**WORK INSTRUCTIONS**
Working from the data below, reproduce exactly the lines starting at the one that holds "Generate a Python" and ending at the one that holds "from bokeh.resources import INLINE". Pictures are excluded.

**Excerpt from a dataset**
►

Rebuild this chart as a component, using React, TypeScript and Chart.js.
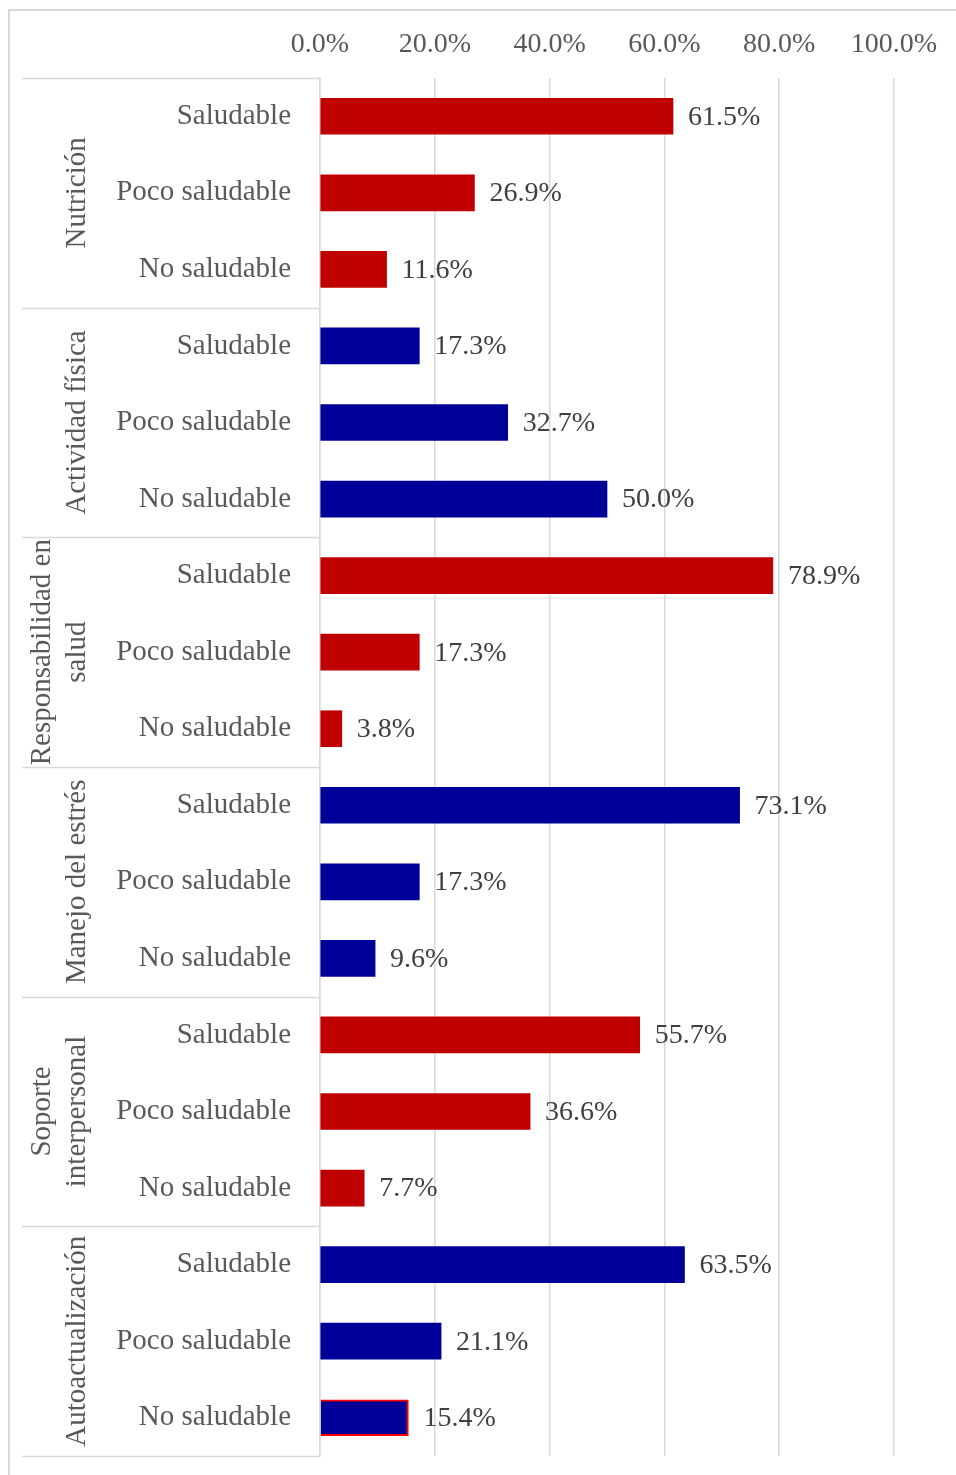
import React, { useEffect, useRef } from "react";
import { Chart, registerables } from "chart.js";

Chart.register(...registerables);

const groups: string[][] = [
  ["Nutrición"],
  ["Actividad física"],
  ["Responsabilidad en", "salud"],
  ["Manejo del estrés"],
  ["Soporte", "interpersonal"],
  ["Autoactualización"],
];
const levels = ["Saludable", "Poco saludable", "No saludable"];
const categories: string[] = groups.flatMap(() => levels);
const values = [
  61.5, 26.9, 11.6,
  17.3, 32.7, 50.0,
  78.9, 17.3, 3.8,
  73.1, 17.3, 9.6,
  55.7, 36.6, 7.7,
  63.5, 21.1, 15.4,
];
const groupColors = ["#C00000", "#000099", "#C00000", "#000099", "#C00000", "#000099"];
const xTicks = [0, 20, 40, 60, 80, 100];

const FONT = "'Liberation Serif', 'Times New Roman', serif";
const GRID = "#d9d9d9";

const overlay = {
  id: "overlay",
  afterDatasetsDraw(chart: any) {
    const ctx = chart.ctx;
    const meta = chart.getDatasetMeta(0);
    ctx.save();
    ctx.font = `28px ${FONT}`;
    ctx.fillStyle = "#404040";
    ctx.textAlign = "left";
    ctx.textBaseline = "middle";
    meta.data.forEach((bar: any, i: number) => {
      ctx.fillText(values[i].toFixed(1) + "%", bar.x + 15, bar.y + 1);
    });
    ctx.restore();
  },
  afterDraw(chart: any) {
    const ctx = chart.ctx;
    const ca = chart.chartArea;
    const ys = chart.scales.y;
    ctx.save();
    // outer frame
    ctx.strokeStyle = GRID;
    ctx.lineWidth = 2;
    ctx.beginPath();
    ctx.moveTo(9, chart.height + 5);
    ctx.lineTo(9, 10);
    ctx.lineTo(chart.width + 5, 10);
    ctx.stroke();
    // group separators
    ctx.lineWidth = 1.5;
    const bounds: number[] = [ca.top];
    for (let g = 1; g < groups.length; g++) {
      bounds.push((ys.getPixelForValue(g * 3 - 1) + ys.getPixelForValue(g * 3)) / 2);
    }
    bounds.push(ca.bottom);
    ctx.beginPath();
    bounds.forEach((b) => {
      ctx.moveTo(22, Math.round(b) + 0.5);
      ctx.lineTo(ca.left, Math.round(b) + 0.5);
    });
    ctx.stroke();
    // group labels
    ctx.font = `29px ${FONT}`;
    ctx.fillStyle = "#595959";
    ctx.textAlign = "center";
    ctx.textBaseline = "middle";
    groups.forEach((lines, g) => {
      const cy = (ys.getPixelForValue(g * 3) + ys.getPixelForValue(g * 3 + 2)) / 2;
      const n = lines.length;
      lines.forEach((t, k) => {
        const x = 77 - (n - 1 - k) * 35;
        ctx.save();
        ctx.translate(x, cy);
        ctx.rotate(-Math.PI / 2);
        ctx.fillText(t, 0, 0);
        ctx.restore();
      });
    });
    ctx.restore();
  },
};

export default function App() {
  const ref = useRef<HTMLCanvasElement | null>(null);
  useEffect(() => {
    if (!ref.current) return;
    const bg = categories.map((_, i) => groupColors[Math.floor(i / 3)]);
    const borders = categories.map((_, i) => (i === categories.length - 1 ? "#FF0000" : groupColors[Math.floor(i / 3)]));
    const bw = categories.map((_, i) => (i === categories.length - 1 ? 2 : 0));
    const chart = new Chart(ref.current, {
      type: "bar",
      data: {
        labels: categories,
        datasets: [
          {
            data: values,
            backgroundColor: bg,
            borderColor: borders,
            borderWidth: bw,
            barThickness: 36,
          },
        ],
      },
      options: {
        indexAxis: "y",
        animation: false,
        responsive: false,
        maintainAspectRatio: false,
        devicePixelRatio: 1,
        layout: { padding: { left: 0, top: 0, right: 62, bottom: 19 } },
        plugins: { legend: { display: false }, tooltip: { enabled: false } },
        scales: {
          x: {
            position: "top",
            min: 0,
            max: 100,
            afterFit: (s: any) => {
              s.height = 78;
              s.paddingLeft = 0;
              s.paddingRight = 0;
            },
            afterBuildTicks: (s: any) => { s.ticks = xTicks.map((v) => ({ value: v })); },
            ticks: {
              padding: 17,
              color: "#595959",
              font: { family: FONT, size: 28 },
              callback: (v: any) => Number(v).toFixed(1) + "%",
              maxRotation: 0,
            },
            grid: { color: GRID, lineWidth: 1.5, drawTicks: false },
            border: { display: false },
          },
          y: {
            afterFit: (s: any) => {
              s.width = 320;
              s.paddingTop = 0;
              s.paddingBottom = 0;
            },
            ticks: {
              padding: 29,
              color: "#595959",
              font: { family: FONT, size: 29 },
            },
            grid: { display: false, drawTicks: false },
            border: { display: true, color: GRID, width: 1.5 },
          },
        },
      },
      plugins: [overlay],
    });
    return () => chart.destroy();
  }, []);
  return (
    <canvas
      ref={ref}
      width={956}
      height={1475}
      style={{ position: "absolute", left: 0, top: 0, width: 956, height: 1475 }}
    />
  );
}
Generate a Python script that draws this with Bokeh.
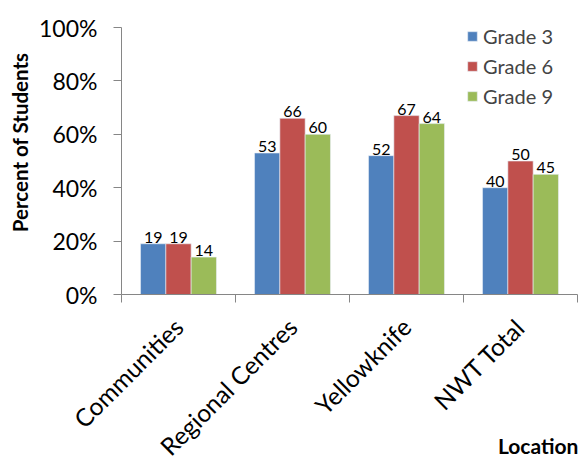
import math
from bokeh.plotting import figure
from bokeh.models import (ColumnDataSource, FixedTicker, NumeralTickFormatter, Legend,
                          LegendItem, Title, Range1d)
from bokeh.core.properties import value
from bokeh.embed import file_html
from bokeh.resources import INLINE

categories = ["Communities", "Regional Centres", "Yellowknife", "NWT Total"]
series_names = ["Grade 3", "Grade 6", "Grade 9"]
grade3 = [19, 53, 52, 40]
grade6 = [19, 66, 67, 50]
grade9 = [14, 60, 64, 45]
colors = ["#4F81BD", "#C0504D", "#9BBB59"]
y_ticks = [0, 0.2, 0.4, 0.6, 0.8, 1.0]

FONT = "Lato"

p = figure(width=578, height=461, output_backend="svg", toolbar_location=None,
           x_range=Range1d(0, len(categories)), y_range=Range1d(0, 1),
           min_border_left=120, min_border_right=1, min_border_top=27,
           min_border_bottom=167)
p.outline_line_color = None
p.xgrid.grid_line_color = None
p.ygrid.grid_line_color = None
p.background_fill_color = "white"
p.border_fill_color = "white"

bar_w = 0.222
offsets = [-bar_w, 0.0, bar_w]
renderers = []
for vals, off, col, name in zip([grade3, grade6, grade9], offsets, colors, series_names):
    xs = [i + 0.5 + off for i in range(len(categories))]
    src = ColumnDataSource(dict(x=xs, top=[v / 100 for v in vals], lab=[str(v) for v in vals]))
    r = p.vbar(x="x", top="top", width=bar_w, bottom=0, source=src, fill_color=col,
               line_color="#e8eef6", line_width=0.6)
    p.text(x="x", y="top", text="lab", source=src, text_align="center",
           text_baseline="bottom", y_offset=-1, text_font=value(FONT),
           text_font_size="16px", text_color="black")
    renderers.append(r)

# y axis
ya = p.yaxis[0]
ya.ticker = FixedTicker(ticks=y_ticks)
ya.formatter = NumeralTickFormatter(format="0%")
ya.major_label_text_font = FONT
ya.major_label_text_font_size = "23px"
ya.major_label_text_color = "black"
ya.axis_line_color = "#868686"
ya.major_tick_line_color = "#868686"
ya.major_tick_in = 0
ya.major_tick_out = 8
ya.minor_tick_line_color = None
ya.major_label_standoff = 16

# x axis: labels at category centres, ticks at boundaries (minor ticks)
xa = p.xaxis[0]
xa.ticker = FixedTicker(ticks=[i + 0.5 for i in range(len(categories))],
                        minor_ticks=list(range(len(categories) + 1)))
xa.major_label_overrides = {i + 0.5: c for i, c in enumerate(categories)}
xa.major_label_orientation = math.pi / 4
xa.major_label_text_font = FONT
xa.major_label_text_font_size = "24.5px"
xa.major_label_text_color = "black"
xa.major_tick_line_color = None
xa.minor_tick_line_color = "#868686"
xa.minor_tick_in = 0
xa.minor_tick_out = 8
xa.axis_line_color = "#868686"
xa.major_label_standoff = 20
# trailing em spaces shift the visible word left of the frame's right end
xa.axis_label = "Location" + "\u2003" * 5
xa.axis_label_align = "end"
xa.axis_label_standoff = -41
xa.axis_label_text_font = FONT
xa.axis_label_text_font_style = "bold"
xa.axis_label_text_font_size = "21px"
xa.axis_label_text_color = "black"

legend = Legend(items=[LegendItem(label=n, renderers=[r]) for n, r in zip(series_names, renderers)],
                location=(345, 186), padding=0, margin=0, spacing=6,
                glyph_width=12, glyph_height=12, label_standoff=5,
                label_text_font=FONT, label_text_font_size="20px",
                border_line_color=None, background_fill_alpha=0)
p.add_layout(legend, "center")

ytitle = Title(text="Percent of Students", align="right", offset=25,
               text_font=FONT, text_font_style="bold", text_font_size="20.5px",
               text_color="black", standoff=10)
p.add_layout(ytitle, "left")

open("out.html", "w").write(file_html(p, INLINE))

◄

**RESPONSE**
Generate a Python script that draws this with Bokeh.
import math
from bokeh.plotting import figure
from bokeh.models import (ColumnDataSource, FixedTicker, NumeralTickFormatter, Legend,
                          LegendItem, Title, Range1d)
from bokeh.core.properties import value
from bokeh.embed import file_html
from bokeh.resources import INLINE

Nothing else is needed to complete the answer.